*Information supplied*:
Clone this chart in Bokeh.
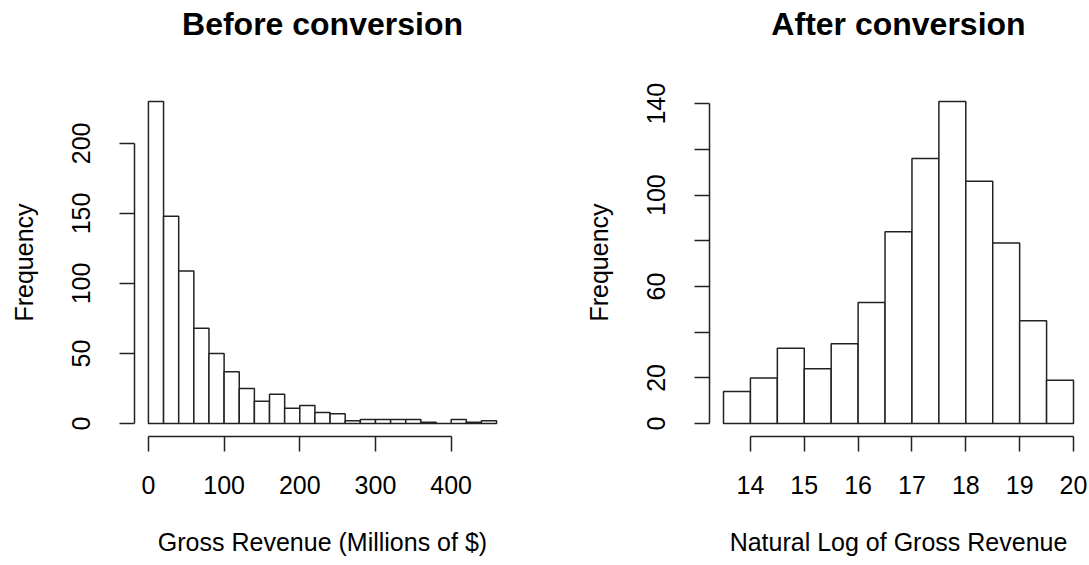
from bokeh.plotting import figure
from bokeh.layouts import row
from bokeh.models import Range1d, FixedTicker, Title
from bokeh.embed import file_html
from bokeh.resources import INLINE

# ---- data ----
before_edges = [0, 20, 40, 60, 80, 100, 120, 140, 160, 180, 200, 220, 240,
                260, 280, 300, 320, 340, 360, 380, 400, 420, 440, 460]
before_counts = [230, 148, 109, 68, 50, 37, 25, 16, 21, 11, 13, 8, 7,
                 2, 3, 3, 3, 3, 1, 0, 3, 1, 2]
before_xticks = [0, 100, 200, 300, 400]
before_yticks = [0, 50, 100, 150, 200]

after_edges = [13.5, 14.0, 14.5, 15.0, 15.5, 16.0, 16.5, 17.0, 17.5,
               18.0, 18.5, 19.0, 19.5, 20.0]
after_counts = [14, 20, 33, 24, 35, 53, 84, 116, 141, 106, 79, 45, 19]
after_xticks = [14, 15, 16, 17, 18, 19, 20]
after_yticks = [0, 20, 40, 60, 80, 100, 120, 140]
after_ylabels = {40: "", 80: "", 120: ""}

FONT = "Liberation Sans"
H = 565


def hist_panel(edges, counts, title, xlabel, xticks, yticks, ylabel_over,
               width, bl, br):
    lo, hi = edges[0], edges[-1]
    pad = 0.04 * (hi - lo)
    ymax = max(counts)
    p = figure(width=width, height=H, output_backend="svg",
               toolbar_location=None,
               x_range=Range1d(lo - pad, hi + pad),
               y_range=Range1d(-0.04 * ymax, ymax * 1.04),
               min_border_left=bl, min_border_right=br,
               min_border_top=88, min_border_bottom=H - 88 - 348)
    p.quad(left=edges[:-1], right=edges[1:], bottom=0, top=counts,
           fill_color="white", line_color="#222222", line_width=1.5)
    p.outline_line_color = None
    p.xgrid.visible = False
    p.ygrid.visible = False
    p.title.text = title
    p.title.align = "center"
    p.title.text_font = FONT
    p.title.text_font_size = "32px"
    p.title.text_font_style = "bold"
    p.title.text_color = "black"
    p.title.standoff = 4
    # blank spacer between the title and the plot frame
    p.add_layout(Title(text=" ", text_font_size="1px", standoff=42), "above")

    for ax in (p.xaxis[0], p.yaxis[0]):
        ax.axis_line_color = "#222222"
        ax.axis_line_width = 1.5
        ax.major_tick_line_color = "#222222"
        ax.major_tick_line_width = 1.5
        ax.major_tick_out = 15
        ax.major_tick_in = 0
        ax.minor_tick_out = 0
        ax.minor_tick_in = 0
        ax.major_label_text_font = FONT
        ax.major_label_text_font_size = "25px"
        ax.major_label_text_color = "black"
        ax.axis_label_text_font = FONT
        ax.axis_label_text_font_size = "25px"
        ax.axis_label_text_font_style = "normal"
        ax.axis_label_text_color = "black"

    xa = p.xaxis[0]
    xa.ticker = FixedTicker(ticks=xticks)
    xa.bounds = (xticks[0], xticks[-1])
    xa.axis_label = xlabel
    xa.major_label_standoff = 24
    xa.axis_label_standoff = 31

    ya = p.yaxis[0]
    ya.ticker = FixedTicker(ticks=yticks)
    ya.bounds = (yticks[0], yticks[-1])
    ya.axis_label = "Frequency"
    ya.major_label_orientation = "vertical"
    ya.major_label_standoff = 29
    ya.axis_label_standoff = 32
    if ylabel_over:
        ya.major_label_overrides = ylabel_over
    return p


p1 = hist_panel(before_edges, before_counts, "Before conversion",
                "Gross Revenue (Millions of $)", before_xticks, before_yticks,
                None, 560, 134, 50)
p2 = hist_panel(after_edges, after_counts, "After conversion",
                "Natural Log of Gross Revenue", after_xticks, after_yticks,
                after_ylabels, 529, 149, 2)

layout = row(p1, p2)
open("out.html", "w").write(file_html(layout, INLINE))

*Task instructions*:
Repeat the listing above from its first line through the line that contains "from bokeh.resources import INLINE", both included, and nothing more. Drop the pictures.

*Solution to this exercise*:
Clone this chart in Bokeh.
from bokeh.plotting import figure
from bokeh.layouts import row
from bokeh.models import Range1d, FixedTicker, Title
from bokeh.embed import file_html
from bokeh.resources import INLINE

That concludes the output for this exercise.